We were invited to this great party at my ex’s house, which was to happen in an hour. Quick, Brother Chris! To the Flaming Pimp Mobile! Well, after two flame outs, a couple backfires, and a weird lurch from the 1970 Ford Galaxy 500, we were off to his house to find stuff for costumes. The car was still running outside. Not because we were in a hurry, but because the damn thing wouldn’t turn off.

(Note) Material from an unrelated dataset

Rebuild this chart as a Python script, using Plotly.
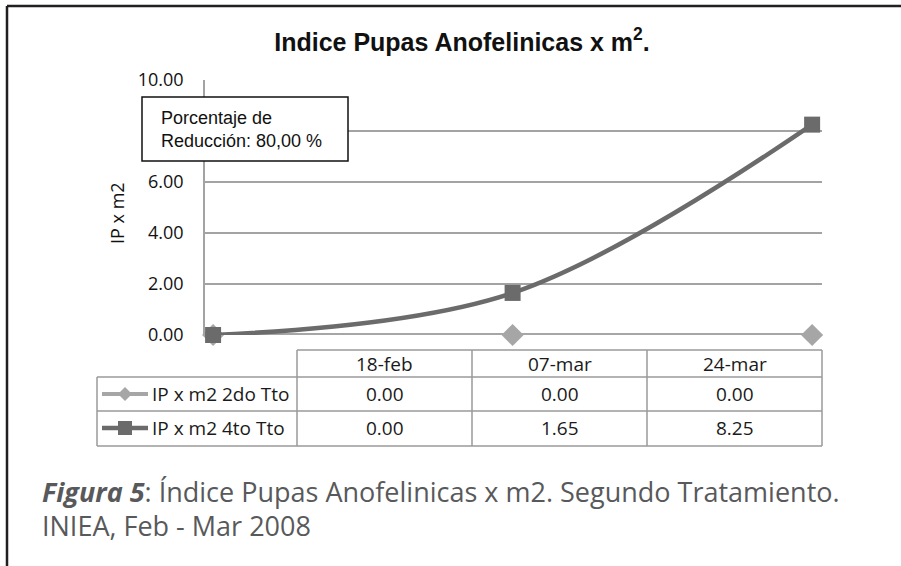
import plotly.graph_objects as go

# ---- data ----
categories = ["18-feb", "07-mar", "24-mar"]
serie_2do = [0.00, 0.00, 0.00]
serie_4to = [0.00, 1.65, 8.25]
series_names = ["IP x m2 2do Tto", "IP x m2 4to Tto"]
y_ticks = [0, 2, 4, 6, 8, 10]
title_text = "Indice Pupas Anofelinicas x m<sup>2</sup>."
y_title = "IP x m2"
box_text = "Porcentaje de<br>Reducción: 80,00 %"
caption_1 = "<b><i>Figura 5</i></b>: Índice Pupas Anofelinicas x m2. Segundo Tratamiento."
caption_2 = "INIEA, Feb - Mar 2008"

# ---- layout geometry (pixels) ----
W, H = 901, 566
L, R, T, B = 205, 822, 80, 335


def px(x):
    return (x - L) / (R - L)


def py(y):
    return (B - y) / (B - T)


c_light = "#a6a6a6"
c_dark = "#6b6b6b"
grid_c = "#a3a3a3"
table_font = dict(family="Open Sans", size=19, color="#1a1a1a")

xpos = list(range(len(categories)))

fig = go.Figure()
fig.add_trace(go.Scatter(
    x=xpos, y=serie_2do, name=series_names[0], mode="lines+markers",
    line=dict(color=c_light, width=4, shape="spline"),
    marker=dict(symbol="diamond", size=17, color=c_light),
    cliponaxis=False, showlegend=False))
fig.add_trace(go.Scatter(
    x=xpos, y=serie_4to, name=series_names[1], mode="lines+markers",
    line=dict(color=c_dark, width=4.5, shape="spline", smoothing=1),
    marker=dict(symbol="square", size=16, color=c_dark),
    cliponaxis=False, showlegend=False))

shapes = []
# outer frame
shapes.append(dict(type="line", xref="paper", yref="paper", x0=px(7), x1=px(7), y0=py(6), y1=py(566),
                   line=dict(color="#231f20", width=2.5)))
shapes.append(dict(type="line", xref="paper", yref="paper", x0=px(7), x1=px(901), y0=py(6), y1=py(6),
                   line=dict(color="#231f20", width=2.5)))

# data table grid
tl = dict(color="#9a9a9a", width=1.5)
col_x = [297, 472, 647, 822]
row_y = [350, 377, 411, 446]
shapes.append(dict(type="line", xref="paper", yref="paper", x0=px(297), x1=px(822), y0=py(350), y1=py(350), line=tl))
for yy in row_y[1:]:
    shapes.append(dict(type="line", xref="paper", yref="paper", x0=px(97), x1=px(822), y0=py(yy), y1=py(yy), line=tl))
shapes.append(dict(type="line", xref="paper", yref="paper", x0=px(97), x1=px(97), y0=py(377), y1=py(446), line=tl))
for xx in col_x:
    shapes.append(dict(type="line", xref="paper", yref="paper", x0=px(xx), x1=px(xx), y0=py(350), y1=py(446), line=tl))

# legend keys in table
ky1, ky2 = 394, 428
shapes.append(dict(type="line", xref="paper", yref="paper", x0=px(102), x1=px(148), y0=py(ky1), y1=py(ky1),
                   line=dict(color=c_light, width=4)))
d = 7
shapes.append(dict(type="path", xref="paper", yref="paper",
                   path=f"M {px(125-d)} {py(ky1)} L {px(125)} {py(ky1-d)} L {px(125+d)} {py(ky1)} L {px(125)} {py(ky1+d)} Z",
                   fillcolor=c_light, line=dict(width=0)))
shapes.append(dict(type="line", xref="paper", yref="paper", x0=px(102), x1=px(148), y0=py(ky2), y1=py(ky2),
                   line=dict(color=c_dark, width=4.5)))
shapes.append(dict(type="rect", xref="paper", yref="paper", x0=px(118), x1=px(132), y0=py(ky2-7), y1=py(ky2+7),
                   fillcolor=c_dark, line=dict(width=0)))

# text box
shapes.append(dict(type="rect", xref="paper", yref="paper", x0=px(142), x1=px(348), y0=py(97), y1=py(161),
                   fillcolor="white", line=dict(color="#111", width=1.5), layer="above"))

annotations = []
annotations.append(dict(text=box_text, xref="paper", yref="paper", x=px(159), y=py(129), xanchor="left",
                        yanchor="middle", align="left", showarrow=False,
                        font=dict(family="Liberation Sans", size=18, color="#111")))
annotations.append(dict(text=y_title, xref="paper", yref="paper", x=px(117), y=py(213), textangle=-90,
                        xanchor="center", yanchor="middle",
                        showarrow=False, font=dict(family="Open Sans", size=18, color="#111")))
# table header and values
centers = [(col_x[i] + col_x[i + 1]) / 2 for i in range(3)]
for i, cat in enumerate(categories):
    annotations.append(dict(text=cat, xref="paper", yref="paper", x=px(centers[i]), y=py(363.5),
                            xanchor="center", yanchor="middle", showarrow=False, font=table_font))
    annotations.append(dict(text=f"{serie_2do[i]:.2f}", xref="paper", yref="paper", x=px(centers[i]), y=py(394),
                            xanchor="center", yanchor="middle", showarrow=False, font=table_font))
    annotations.append(dict(text=f"{serie_4to[i]:.2f}", xref="paper", yref="paper", x=px(centers[i]), y=py(428),
                            xanchor="center", yanchor="middle", showarrow=False, font=table_font))
for name, yy in zip(series_names, [ky1, ky2]):
    annotations.append(dict(text=name, xref="paper", yref="paper", x=px(150), y=py(yy), xanchor="left",
                            yanchor="middle", showarrow=False, font=table_font))
# caption
cap_font = dict(family="Open Sans", size=27, color="#58595b")
annotations.append(dict(text=caption_1, xref="paper", yref="paper", x=px(40), y=py(491), xanchor="left",
                        yanchor="middle", showarrow=False, font=cap_font))
annotations.append(dict(text=caption_2, xref="paper", yref="paper", x=px(40), y=py(525), xanchor="left",
                        yanchor="middle", showarrow=False, font=cap_font))

fig.update_layout(
    width=W, height=H,
    margin=dict(l=L, r=W - R, t=T, b=H - B, autoexpand=False),
    paper_bgcolor="white", plot_bgcolor="white",
    title=dict(text=title_text, x=462 / W, xanchor="center", y=1 - 42 / H, yanchor="middle",
               font=dict(family="Liberation Sans", size=25, color="#111", weight="bold")),
    xaxis=dict(range=[-0.027, 2.033], showticklabels=False, showgrid=False, zeroline=False,
               showline=False, ticks="", fixedrange=True),
    yaxis=dict(range=[0, 10], tickvals=y_ticks, tickformat=".2f", showgrid=True, gridcolor=grid_c,
               gridwidth=1.5, zeroline=False, showline=True, linecolor=grid_c, linewidth=1.5,
               ticks="", ticklabelstandoff=16,
               tickfont=dict(family="Open Sans", size=18, color="#111")),
    shapes=shapes, annotations=annotations,
)

fig.write_html("out.html", config={"displayModeBar": False},
               post_script="document.body.style.margin='0';")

I quickly found this cool Russian Army hat with geeky-looking ear flaps. I ran with that. I put on some tight red thermals, a cool western belt with bullets in it, with an old Ewok bedsheet as a cape. Now I just needed a weapon to fight crime with. I found this weapon in the bathroom. The Crystal Plunger of Destiny! I had transformed myself into “Plunger Boy! Defending the world against turds like you!”
Brother Chris was some stupid surfer guy. Ugh. No creativity on his part. So we drive our asses at the blistering speed of 35 mph across the mountain, leaving an impenetrable cloud of white smoke trailing in our wake. We pulled up to the party, walked in, and my costume was an instant hit. We even staged a fight with the plunger. I plunged a guy’s face. Funny thing is. it was a used plunger! Hahahaha. Take that, you silly person!

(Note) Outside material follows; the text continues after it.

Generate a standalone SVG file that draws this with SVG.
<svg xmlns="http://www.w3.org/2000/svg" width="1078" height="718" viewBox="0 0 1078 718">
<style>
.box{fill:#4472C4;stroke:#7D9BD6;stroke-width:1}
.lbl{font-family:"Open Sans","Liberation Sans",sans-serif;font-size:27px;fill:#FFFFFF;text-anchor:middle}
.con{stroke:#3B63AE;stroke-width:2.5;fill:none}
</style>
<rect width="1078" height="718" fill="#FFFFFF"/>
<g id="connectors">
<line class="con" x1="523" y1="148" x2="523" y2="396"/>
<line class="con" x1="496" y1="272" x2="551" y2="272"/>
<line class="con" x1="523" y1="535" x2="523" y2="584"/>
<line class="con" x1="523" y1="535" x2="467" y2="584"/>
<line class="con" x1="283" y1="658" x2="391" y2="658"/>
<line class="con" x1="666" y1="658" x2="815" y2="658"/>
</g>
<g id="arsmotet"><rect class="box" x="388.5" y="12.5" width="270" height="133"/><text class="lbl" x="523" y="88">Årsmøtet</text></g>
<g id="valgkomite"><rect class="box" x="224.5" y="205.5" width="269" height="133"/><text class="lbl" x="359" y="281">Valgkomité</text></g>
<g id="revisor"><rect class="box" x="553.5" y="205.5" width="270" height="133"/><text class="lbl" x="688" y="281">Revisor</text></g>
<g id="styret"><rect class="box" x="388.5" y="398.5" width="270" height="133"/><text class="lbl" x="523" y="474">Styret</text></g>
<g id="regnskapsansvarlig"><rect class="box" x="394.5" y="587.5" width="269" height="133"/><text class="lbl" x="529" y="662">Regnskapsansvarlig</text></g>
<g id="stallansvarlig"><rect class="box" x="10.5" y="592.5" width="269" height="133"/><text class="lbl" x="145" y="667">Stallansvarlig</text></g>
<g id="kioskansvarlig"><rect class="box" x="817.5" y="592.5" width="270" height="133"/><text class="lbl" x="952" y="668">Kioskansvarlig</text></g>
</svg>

So yeah. Free booze. Bad thing about free booze is that you run out very quickly. So I offered to make a booze run with Brother Chris. We hopped in his car with cups of beer in hand, fishtailing our way into the parking lot of the grocery store. I quickly fell out of the window, and decreed to all the patrons that “The world is safe! Go on with your lives! All we want is your booze!”
I got hit. Yeah, it was kinda stupid to announce out intentions. But I was pretty smashed already. We go in, and I get our buyer to get me a huge bottle of Southern Comfort all for me. I was so enamored with my SoCo, that I had completely forgotten about my beer that I had sat in the parking lot. Oh well. I had something far better than beer. We went back to partying. By now, I had ditched my costume, and was masquerading as the town wino. I had downed half the bottle of SoCo in less than 30 minutes.
That is until fate appeared in the guise of some dirty little teenage dumbass. “Hey, bro. Can I have a drink of your SoCo?”
Sure. No problem. What could possibly happen, right? I turned around for two seconds to watch a girl exposing her breasts. When I turned back around, the apparition was gone. along with my $25 bottle of SoCo! I ran out the door cursing the little twit. That’s when I saw the cops pull up.
I ran through the door, tripped on a box of beer, and screamed, “COPPERS!”
The party cleared out. There were people hiding under the couches, in the shed, up trees. even two chicks hiding in the bed upstairs. They weren’t very good at hiding though. All that moaning was sure to give them away.
Since I had nowhere to hide, I just stood (well, more like wobbled) in the middle of the living room with plunger in hand. I must’ve looked like a dumbass. But the cops just came by to tell us to keep it down. Never asked us if there was drinking going on. as if the beer bottles and keg out on the front porch weren’t clues enough.
After that debacle, we decided to call it a night. Since I was living down in Colton at the time, Brother Chris had to drive me home. 30 miles with me hanging my head out the window, drooling all over the side of the car. I never really vomited until I got home. Which was the scariest Halloween experience I’ve ever had.
When I got home, I instantly ran to the bathroom to vomit. First, it was all SoCo and beer. Then it was black. Black vomit comes from when you ingest blood. The stomach acid turns blood from red, to black. I was yarfing blood. Not good. My liver was put to the test that night.
I considered sleeping in the bath tub, in case I vomited in the middle of the night. But for some reason, I decided to sleep in my bed. I took a Sprite from the fridge, sipped on it, and went to bed. I woke up in the middle of the night two or three times to sip on my Sprite again. which tasted funny. But I was still too drunk to care.
When I woke up the next morning, I noticed that the can was covered in ants. Stupid landlord would not fix the cracks in the exterior wall that allowed the ants in. I promptly vomited a few more times that morning.
So as you can see, I’ve gone from the desire to be something gruesome for Halloween, to actually being gruesome on Halloween. There is a lesson to be learned here kids. Don’t drink SoCo and beer. It makes you sick. Oh, and don’t drink ants.